While there was a clear correlation between having more money in savings and overall wellbeing, the report also showed that those with £1,000 to £4,999 in savings said they were more satisfied with their life than those with £5,000 to £9,999.
The study did find a noticeable difference in happiness through saving depending on age, but this was likely down to differing financial stages in life.
It found: “[t]he gap in mental wellbeing between non-savers and regular savers, however, is considerably larger for under 35s and those aged 35-64 than it is for the 65 plus age group.
“This appears to be less about the impact of saving on wellbeing being higher for younger adults and more about the impact of not saving being lower for older adults.
“In other words, wellbeing in older age may be less about saving for the future and more about spending money to enjoy the present.”
However, Davies adds the findings are applicable to all, with the report showing saving regularly helps you feel more comfortable with your finances - whatever your age.

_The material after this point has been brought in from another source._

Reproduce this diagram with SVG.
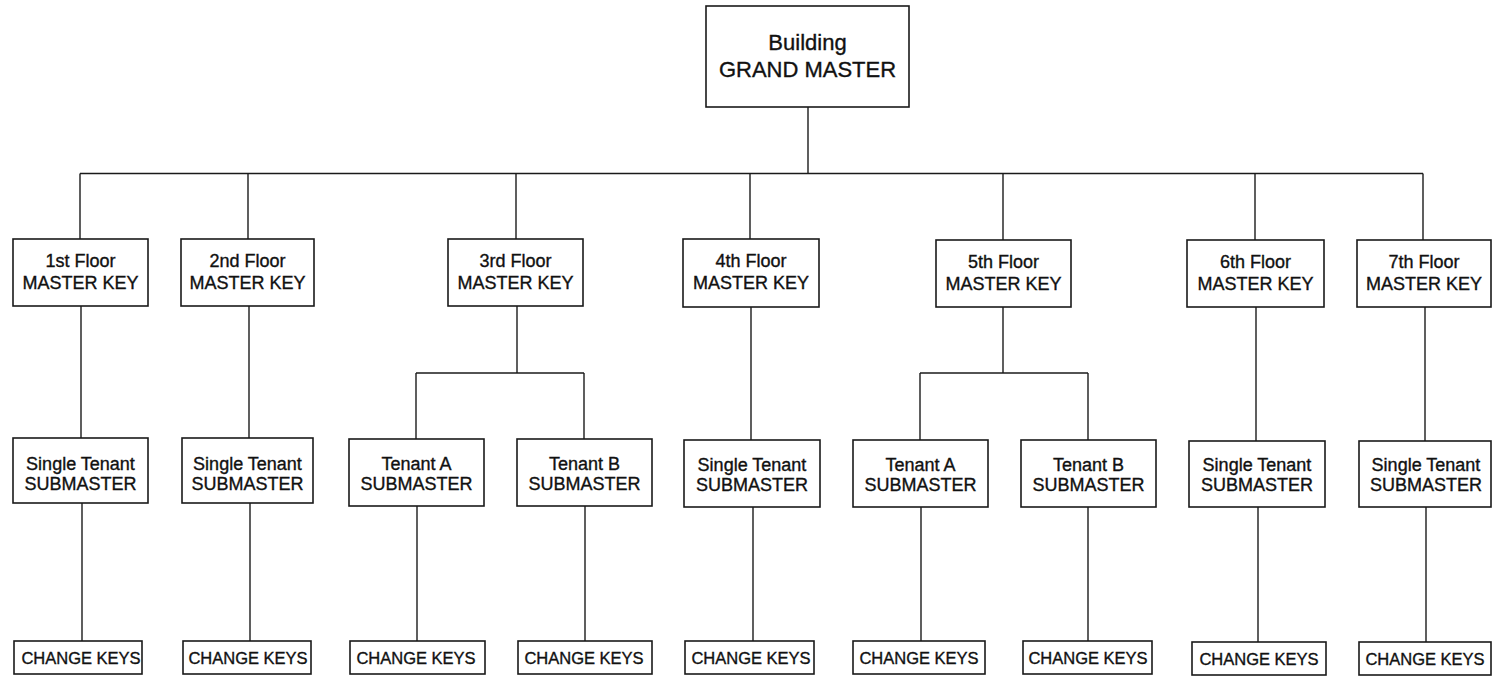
<svg xmlns="http://www.w3.org/2000/svg" width="1492" height="676" viewBox="0 0 1492 676">
<style>
rect.b{fill:#fff;stroke:#1a1a1a;stroke-width:1.6}
#connectors line{stroke:#1a1a1a;stroke-width:1.4}
text{font-family:"Liberation Sans",Arial,sans-serif;fill:#111;stroke:#111;stroke-width:0.35;text-anchor:middle}
.t{font-size:22px}
.m{font-size:18px}
.c{font-size:16.5px}
</style>
<rect width="1492" height="676" fill="#fff"/>
<g id="connectors">
<line x1="808" y1="107" x2="808" y2="173.5"/>
<line x1="80" y1="173.5" x2="1423" y2="173.5"/>
<line x1="80" y1="173.5" x2="80" y2="239"/>
<line x1="248" y1="173.5" x2="248" y2="239"/>
<line x1="516" y1="173.5" x2="516" y2="239"/>
<line x1="750" y1="173.5" x2="750" y2="239"/>
<line x1="1003" y1="173.5" x2="1003" y2="240"/>
<line x1="1255" y1="173.5" x2="1255" y2="240"/>
<line x1="1423" y1="173.5" x2="1423" y2="240"/>
<line x1="81" y1="306" x2="81" y2="438"/>
<line x1="249" y1="306" x2="249" y2="438"/>
<line x1="517" y1="306" x2="517" y2="373"/>
<line x1="416" y1="373" x2="584" y2="373"/>
<line x1="416" y1="373" x2="416" y2="439"/>
<line x1="584" y1="373" x2="584" y2="439"/>
<line x1="751" y1="307" x2="751" y2="440"/>
<line x1="1003" y1="307" x2="1003" y2="373"/>
<line x1="920" y1="373" x2="1088" y2="373"/>
<line x1="920" y1="373" x2="920" y2="440"/>
<line x1="1088" y1="373" x2="1088" y2="440"/>
<line x1="1256" y1="307" x2="1256" y2="441"/>
<line x1="1425" y1="307" x2="1425" y2="441"/>
<line x1="82" y1="503" x2="82" y2="641"/>
<line x1="250" y1="503" x2="250" y2="641"/>
<line x1="417" y1="506" x2="417" y2="641"/>
<line x1="585" y1="506" x2="585" y2="641"/>
<line x1="753" y1="507" x2="753" y2="641"/>
<line x1="921" y1="507" x2="921" y2="641"/>
<line x1="1088" y1="507" x2="1088" y2="641"/>
<line x1="1258" y1="507" x2="1258" y2="642"/>
<line x1="1426" y1="507" x2="1426" y2="642"/>
</g>
<g id="grand"><rect class="b" x="706" y="6" width="203" height="101"/><text class="t" x="807.5" y="50">Building</text><text class="t" x="807.5" y="77">GRAND MASTER</text></g>
<g id="f1"><rect class="b" x="13" y="239" width="135" height="67"/><text class="m" x="80.5" y="267">1st Floor</text><text class="m" x="80.5" y="289">MASTER KEY</text></g>
<g id="f2"><rect class="b" x="181" y="239" width="133" height="67"/><text class="m" x="247.5" y="267">2nd Floor</text><text class="m" x="247.5" y="289">MASTER KEY</text></g>
<g id="f3"><rect class="b" x="448" y="239" width="135" height="67"/><text class="m" x="515.5" y="267">3rd Floor</text><text class="m" x="515.5" y="289">MASTER KEY</text></g>
<g id="f4"><rect class="b" x="683" y="239" width="136" height="68"/><text class="m" x="751" y="267">4th Floor</text><text class="m" x="751" y="289">MASTER KEY</text></g>
<g id="f5"><rect class="b" x="936" y="240" width="135" height="67"/><text class="m" x="1003.5" y="268">5th Floor</text><text class="m" x="1003.5" y="290">MASTER KEY</text></g>
<g id="f6"><rect class="b" x="1187" y="240" width="137" height="67"/><text class="m" x="1255.5" y="268">6th Floor</text><text class="m" x="1255.5" y="290">MASTER KEY</text></g>
<g id="f7"><rect class="b" x="1357" y="240" width="134" height="67"/><text class="m" x="1424" y="268">7th Floor</text><text class="m" x="1424" y="290">MASTER KEY</text></g>
<g id="s1"><rect class="b" x="13" y="438" width="135" height="65"/><text class="m" x="80.5" y="470">Single Tenant</text><text class="m" x="80.5" y="490">SUBMASTER</text></g>
<g id="s2"><rect class="b" x="182" y="438" width="131" height="65"/><text class="m" x="247.5" y="470">Single Tenant</text><text class="m" x="247.5" y="490">SUBMASTER</text></g>
<g id="s3a"><rect class="b" x="349" y="439" width="135" height="67"/><text class="m" x="416.5" y="470">Tenant A</text><text class="m" x="416.5" y="490">SUBMASTER</text></g>
<g id="s3b"><rect class="b" x="517" y="439" width="135" height="67"/><text class="m" x="584.5" y="470">Tenant B</text><text class="m" x="584.5" y="490">SUBMASTER</text></g>
<g id="s4"><rect class="b" x="684" y="440" width="136" height="67"/><text class="m" x="752" y="471">Single Tenant</text><text class="m" x="752" y="491">SUBMASTER</text></g>
<g id="s5a"><rect class="b" x="853" y="440" width="135" height="67"/><text class="m" x="920.5" y="471">Tenant A</text><text class="m" x="920.5" y="491">SUBMASTER</text></g>
<g id="s5b"><rect class="b" x="1021" y="440" width="135" height="67"/><text class="m" x="1088.5" y="471">Tenant B</text><text class="m" x="1088.5" y="491">SUBMASTER</text></g>
<g id="s6"><rect class="b" x="1189" y="441" width="136" height="66"/><text class="m" x="1257" y="471">Single Tenant</text><text class="m" x="1257" y="491">SUBMASTER</text></g>
<g id="s7"><rect class="b" x="1359" y="441" width="132" height="66"/><text class="m" x="1426" y="471">Single Tenant</text><text class="m" x="1426" y="491">SUBMASTER</text></g>
<g id="c1"><rect class="b" x="14" y="641" width="128" height="33"/><text class="c" x="81" y="664">CHANGE KEYS</text></g>
<g id="c2"><rect class="b" x="183" y="641" width="128" height="33"/><text class="c" x="248" y="664">CHANGE KEYS</text></g>
<g id="c3a"><rect class="b" x="350" y="641" width="135" height="33"/><text class="c" x="416" y="664">CHANGE KEYS</text></g>
<g id="c3b"><rect class="b" x="518" y="641" width="134" height="33"/><text class="c" x="584" y="664">CHANGE KEYS</text></g>
<g id="c4"><rect class="b" x="685" y="641" width="129" height="33"/><text class="c" x="751" y="664">CHANGE KEYS</text></g>
<g id="c5a"><rect class="b" x="853" y="641" width="132" height="33"/><text class="c" x="919" y="664">CHANGE KEYS</text></g>
<g id="c5b"><rect class="b" x="1023" y="641" width="129" height="33"/><text class="c" x="1088" y="664">CHANGE KEYS</text></g>
<g id="c6"><rect class="b" x="1192" y="642" width="134" height="33"/><text class="c" x="1259" y="665">CHANGE KEYS</text></g>
<g id="c7"><rect class="b" x="1359" y="642" width="132" height="33"/><text class="c" x="1425" y="665">CHANGE KEYS</text></g>
</svg>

“Fundamentally, we found it’s about feeling in control of your money and part of that is putting savings aside. In a low-income household we might draw on savings more frequently, but generally I think having them helps people feel more settled and satisfied,” she adds.
The study showed financial security, and a feeling of wellbeing, also comes from managing what you have well, rather than the amount.
“We found that people in the lowest income group who save have the same life satisfaction as somebody with an income from the group above. You have to be realistic about what saving can do, but it’s that feeling of making the best of any amount you have,’ says Davies.
“You can do that through budgeting, looking at your money when it comes in and how much to put aside – but also when to draw on it.”
According to research from the Money and Pensions Service in 2022, one in six people have no savings at all – and a quarter have less than £100 in reserve – so you’re not alone if you haven’t built up a nest egg.
One of the most effective things you can do is build a savings reserve fund for emergencies, which can help you financially prepare for the unexpected, whether that’s energy bills shooting up or a surprise need to buy a replacement appliance.
If you have money set aside, you’re less likely to experience financial problems or need to borrow at a high interest rate if your circumstances change.
But if you’ve got out of the habit of saving regularly – and have even a small amount you could put aside – it’s important to find a way to save that suits you.
The study from Bristol University showed that reminders and texts, savings schemes that make it easy to pay in (but hard to withdraw) and small financial incentives can encourage people to save – so it could be useful looking for savings accounts that offer these options.
"If you’re on a low income, you’re clearly going to find it harder to save. There’s a lot of technology that can help, such as auto round-ups, so when you spend you [save] small amounts," says Davies.
“Find what works for you. You could put aside money the moment your pension comes in, rather than spending it. But you don’t have to save vast amounts of money – £10 a month will build up over time.
“Look at your budget and your essential outgoings, then find out where you might have a bit more slack.
“Make savings part of your overall approach to money management, putting aside what you can, when you can.”
By now, you probably have a clear idea of your attitude to money, so it can be difficult to change, particularly if you think of yourself as a ‘spender’ or a ‘saver’.
But if you are a saver, how do you switch your behaviour if you need to start spending instead?
“If you’ve got into the habit of saving your whole life and then you come to retirement, it can be mentally hard to let go. That’s particularly relevant if you have less money,” says Davies.
“You might think: ‘What was the point of saving money if I have to use it to buy a new washing machine?’
“Don't feel guilty about drawing on your savings, that's what they’re there for – to make you feel happier and more secure. If you need the money for something, whether that’s so you don’t need to borrow or you want to go on holiday; that’s the whole purpose of saving.”